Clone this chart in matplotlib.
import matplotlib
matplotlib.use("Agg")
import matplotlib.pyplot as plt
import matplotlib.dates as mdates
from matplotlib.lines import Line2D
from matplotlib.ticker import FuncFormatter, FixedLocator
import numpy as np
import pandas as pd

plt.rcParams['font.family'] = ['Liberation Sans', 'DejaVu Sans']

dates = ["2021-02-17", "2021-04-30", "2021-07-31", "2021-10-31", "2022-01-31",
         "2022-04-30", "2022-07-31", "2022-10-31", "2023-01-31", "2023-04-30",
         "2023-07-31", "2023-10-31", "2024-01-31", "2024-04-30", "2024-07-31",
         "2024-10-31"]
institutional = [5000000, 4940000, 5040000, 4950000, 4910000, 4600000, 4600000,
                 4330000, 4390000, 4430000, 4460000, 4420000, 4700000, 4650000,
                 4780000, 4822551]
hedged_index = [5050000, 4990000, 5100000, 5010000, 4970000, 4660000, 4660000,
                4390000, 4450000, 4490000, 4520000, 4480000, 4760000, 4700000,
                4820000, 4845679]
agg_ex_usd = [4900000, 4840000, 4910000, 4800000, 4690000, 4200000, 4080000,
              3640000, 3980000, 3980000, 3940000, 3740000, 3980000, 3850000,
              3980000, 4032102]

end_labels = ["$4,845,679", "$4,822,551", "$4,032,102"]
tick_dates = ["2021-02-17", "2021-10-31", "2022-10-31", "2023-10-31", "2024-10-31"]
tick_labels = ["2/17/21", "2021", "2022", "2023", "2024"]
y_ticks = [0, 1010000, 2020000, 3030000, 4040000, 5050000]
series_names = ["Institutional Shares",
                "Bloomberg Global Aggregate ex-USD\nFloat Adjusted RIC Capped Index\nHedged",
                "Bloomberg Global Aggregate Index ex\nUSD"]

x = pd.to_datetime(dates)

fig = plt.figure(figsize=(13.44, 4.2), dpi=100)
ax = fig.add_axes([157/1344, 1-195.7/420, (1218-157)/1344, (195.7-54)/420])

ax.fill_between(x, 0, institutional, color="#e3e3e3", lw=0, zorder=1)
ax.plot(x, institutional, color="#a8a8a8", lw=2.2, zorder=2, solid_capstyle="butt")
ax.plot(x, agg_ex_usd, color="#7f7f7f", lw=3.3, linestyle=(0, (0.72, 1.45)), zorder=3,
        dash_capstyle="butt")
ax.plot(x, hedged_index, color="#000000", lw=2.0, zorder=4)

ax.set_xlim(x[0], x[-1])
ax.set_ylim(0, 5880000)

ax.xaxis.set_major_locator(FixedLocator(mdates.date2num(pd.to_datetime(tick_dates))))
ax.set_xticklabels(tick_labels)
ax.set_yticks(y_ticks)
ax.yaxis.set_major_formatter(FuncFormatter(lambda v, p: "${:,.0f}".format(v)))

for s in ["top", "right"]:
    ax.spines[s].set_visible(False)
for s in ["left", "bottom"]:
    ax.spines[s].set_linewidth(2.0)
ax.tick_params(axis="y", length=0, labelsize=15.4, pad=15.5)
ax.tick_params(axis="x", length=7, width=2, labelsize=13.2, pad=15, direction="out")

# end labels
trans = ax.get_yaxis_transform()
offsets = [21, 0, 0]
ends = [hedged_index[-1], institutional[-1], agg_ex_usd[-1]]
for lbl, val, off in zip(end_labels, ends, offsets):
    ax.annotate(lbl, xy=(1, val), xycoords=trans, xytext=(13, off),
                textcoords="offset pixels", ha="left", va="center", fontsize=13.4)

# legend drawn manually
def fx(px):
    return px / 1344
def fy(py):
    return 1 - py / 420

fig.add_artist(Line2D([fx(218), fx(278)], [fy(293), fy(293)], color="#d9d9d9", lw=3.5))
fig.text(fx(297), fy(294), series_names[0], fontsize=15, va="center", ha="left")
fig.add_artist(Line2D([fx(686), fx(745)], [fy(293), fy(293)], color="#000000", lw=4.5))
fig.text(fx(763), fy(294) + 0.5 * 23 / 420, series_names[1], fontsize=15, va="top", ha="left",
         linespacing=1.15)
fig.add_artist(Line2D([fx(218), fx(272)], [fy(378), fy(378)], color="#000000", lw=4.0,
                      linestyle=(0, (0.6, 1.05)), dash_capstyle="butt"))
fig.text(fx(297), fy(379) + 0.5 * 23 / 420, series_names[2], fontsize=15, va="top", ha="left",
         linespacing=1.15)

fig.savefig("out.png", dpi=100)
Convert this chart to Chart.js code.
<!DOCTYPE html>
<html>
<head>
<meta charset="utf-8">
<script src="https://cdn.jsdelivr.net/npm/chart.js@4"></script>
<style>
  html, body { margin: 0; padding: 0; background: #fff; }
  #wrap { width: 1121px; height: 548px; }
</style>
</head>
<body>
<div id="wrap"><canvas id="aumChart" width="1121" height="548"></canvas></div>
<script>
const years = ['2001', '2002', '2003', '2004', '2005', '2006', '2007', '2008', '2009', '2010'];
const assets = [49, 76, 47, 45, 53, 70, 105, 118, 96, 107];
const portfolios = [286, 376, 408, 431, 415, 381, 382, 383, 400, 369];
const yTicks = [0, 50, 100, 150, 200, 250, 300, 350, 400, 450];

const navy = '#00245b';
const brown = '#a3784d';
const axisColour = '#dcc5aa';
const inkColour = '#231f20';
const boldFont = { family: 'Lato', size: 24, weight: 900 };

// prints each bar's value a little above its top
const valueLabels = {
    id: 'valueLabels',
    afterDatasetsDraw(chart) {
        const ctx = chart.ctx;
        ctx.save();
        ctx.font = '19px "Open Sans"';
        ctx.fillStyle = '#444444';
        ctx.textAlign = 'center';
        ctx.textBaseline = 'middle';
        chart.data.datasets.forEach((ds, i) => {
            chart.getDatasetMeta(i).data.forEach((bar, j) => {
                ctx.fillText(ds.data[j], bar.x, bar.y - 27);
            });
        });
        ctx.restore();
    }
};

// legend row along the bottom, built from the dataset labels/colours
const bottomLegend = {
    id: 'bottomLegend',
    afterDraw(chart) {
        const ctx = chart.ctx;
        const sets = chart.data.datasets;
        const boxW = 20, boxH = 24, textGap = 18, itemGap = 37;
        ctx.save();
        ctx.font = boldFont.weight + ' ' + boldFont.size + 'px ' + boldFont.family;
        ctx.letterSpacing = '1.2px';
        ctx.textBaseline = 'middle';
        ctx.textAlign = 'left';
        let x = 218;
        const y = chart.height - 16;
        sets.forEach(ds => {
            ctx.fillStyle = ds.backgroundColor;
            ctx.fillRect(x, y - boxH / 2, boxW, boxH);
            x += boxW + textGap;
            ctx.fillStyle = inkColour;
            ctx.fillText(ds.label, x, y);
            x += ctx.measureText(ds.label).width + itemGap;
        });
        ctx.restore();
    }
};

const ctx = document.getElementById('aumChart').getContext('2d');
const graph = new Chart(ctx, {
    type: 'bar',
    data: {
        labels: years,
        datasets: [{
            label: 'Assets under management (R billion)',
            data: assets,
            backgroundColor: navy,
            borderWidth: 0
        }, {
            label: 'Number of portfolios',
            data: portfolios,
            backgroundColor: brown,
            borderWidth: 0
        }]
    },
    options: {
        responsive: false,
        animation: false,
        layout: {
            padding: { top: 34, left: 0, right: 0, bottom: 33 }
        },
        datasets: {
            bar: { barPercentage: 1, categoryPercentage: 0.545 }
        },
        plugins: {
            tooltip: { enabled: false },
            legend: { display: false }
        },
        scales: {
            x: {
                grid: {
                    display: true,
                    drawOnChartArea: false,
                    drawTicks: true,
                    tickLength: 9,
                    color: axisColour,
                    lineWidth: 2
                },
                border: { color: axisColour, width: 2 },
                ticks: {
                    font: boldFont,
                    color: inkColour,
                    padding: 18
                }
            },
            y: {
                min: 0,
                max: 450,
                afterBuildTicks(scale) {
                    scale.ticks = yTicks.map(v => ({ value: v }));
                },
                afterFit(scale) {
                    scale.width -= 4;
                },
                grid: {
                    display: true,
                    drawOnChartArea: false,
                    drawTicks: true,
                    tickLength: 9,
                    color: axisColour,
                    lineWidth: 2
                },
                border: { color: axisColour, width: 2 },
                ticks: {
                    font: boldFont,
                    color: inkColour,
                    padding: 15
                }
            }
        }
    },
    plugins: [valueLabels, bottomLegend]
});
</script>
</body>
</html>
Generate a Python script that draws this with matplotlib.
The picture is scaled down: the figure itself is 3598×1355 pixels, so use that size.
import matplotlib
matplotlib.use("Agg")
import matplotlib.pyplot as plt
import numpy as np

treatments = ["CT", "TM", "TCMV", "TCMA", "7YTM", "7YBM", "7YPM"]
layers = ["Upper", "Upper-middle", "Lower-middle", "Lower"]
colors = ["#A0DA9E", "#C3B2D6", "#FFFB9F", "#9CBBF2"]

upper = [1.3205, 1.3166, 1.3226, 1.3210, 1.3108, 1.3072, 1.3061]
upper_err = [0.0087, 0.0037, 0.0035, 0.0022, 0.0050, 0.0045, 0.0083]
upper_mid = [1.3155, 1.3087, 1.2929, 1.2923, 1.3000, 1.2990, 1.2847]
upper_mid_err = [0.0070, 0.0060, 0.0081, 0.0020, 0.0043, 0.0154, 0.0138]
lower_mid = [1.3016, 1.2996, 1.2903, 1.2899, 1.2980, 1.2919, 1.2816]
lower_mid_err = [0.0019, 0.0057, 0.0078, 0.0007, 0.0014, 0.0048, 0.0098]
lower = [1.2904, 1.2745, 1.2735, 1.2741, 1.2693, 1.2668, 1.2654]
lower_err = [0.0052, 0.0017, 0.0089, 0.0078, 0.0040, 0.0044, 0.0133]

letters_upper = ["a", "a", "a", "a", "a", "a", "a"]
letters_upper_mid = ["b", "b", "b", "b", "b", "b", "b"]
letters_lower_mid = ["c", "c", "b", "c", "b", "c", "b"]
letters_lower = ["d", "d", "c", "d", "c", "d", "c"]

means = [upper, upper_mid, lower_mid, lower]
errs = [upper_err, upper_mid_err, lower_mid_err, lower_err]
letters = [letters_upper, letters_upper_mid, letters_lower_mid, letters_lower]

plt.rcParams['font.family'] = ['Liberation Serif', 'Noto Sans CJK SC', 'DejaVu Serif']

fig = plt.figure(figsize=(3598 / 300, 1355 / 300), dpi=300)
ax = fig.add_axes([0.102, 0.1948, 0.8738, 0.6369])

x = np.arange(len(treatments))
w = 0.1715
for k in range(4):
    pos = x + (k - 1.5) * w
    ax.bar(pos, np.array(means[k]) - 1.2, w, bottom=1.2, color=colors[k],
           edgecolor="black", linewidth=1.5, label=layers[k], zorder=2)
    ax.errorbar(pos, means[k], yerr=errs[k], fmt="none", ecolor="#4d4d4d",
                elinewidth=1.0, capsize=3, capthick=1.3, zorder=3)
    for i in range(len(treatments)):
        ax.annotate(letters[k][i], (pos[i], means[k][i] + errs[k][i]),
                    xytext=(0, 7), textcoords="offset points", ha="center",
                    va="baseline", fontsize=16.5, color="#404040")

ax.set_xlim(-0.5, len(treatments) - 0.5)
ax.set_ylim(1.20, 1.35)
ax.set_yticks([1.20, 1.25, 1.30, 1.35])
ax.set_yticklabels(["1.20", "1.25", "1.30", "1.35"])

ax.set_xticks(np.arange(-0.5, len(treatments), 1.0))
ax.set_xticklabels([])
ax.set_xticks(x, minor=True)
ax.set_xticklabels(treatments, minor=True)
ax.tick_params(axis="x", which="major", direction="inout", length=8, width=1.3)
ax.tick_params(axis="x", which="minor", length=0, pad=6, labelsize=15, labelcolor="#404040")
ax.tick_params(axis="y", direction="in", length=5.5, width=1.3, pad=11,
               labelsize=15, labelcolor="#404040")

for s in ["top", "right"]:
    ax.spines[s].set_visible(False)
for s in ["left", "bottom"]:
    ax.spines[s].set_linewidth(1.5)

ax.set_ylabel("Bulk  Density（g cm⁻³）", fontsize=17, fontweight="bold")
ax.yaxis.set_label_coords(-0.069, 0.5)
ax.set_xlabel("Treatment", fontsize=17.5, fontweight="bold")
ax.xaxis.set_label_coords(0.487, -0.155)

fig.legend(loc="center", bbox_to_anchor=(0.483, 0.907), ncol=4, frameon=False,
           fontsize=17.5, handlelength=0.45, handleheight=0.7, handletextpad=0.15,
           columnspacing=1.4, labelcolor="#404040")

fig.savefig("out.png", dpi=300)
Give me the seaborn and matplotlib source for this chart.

※ ※ ※

What you should do:
State the count of lines holding the string "this" in the listing above, and nothing else.

Worked solution:
4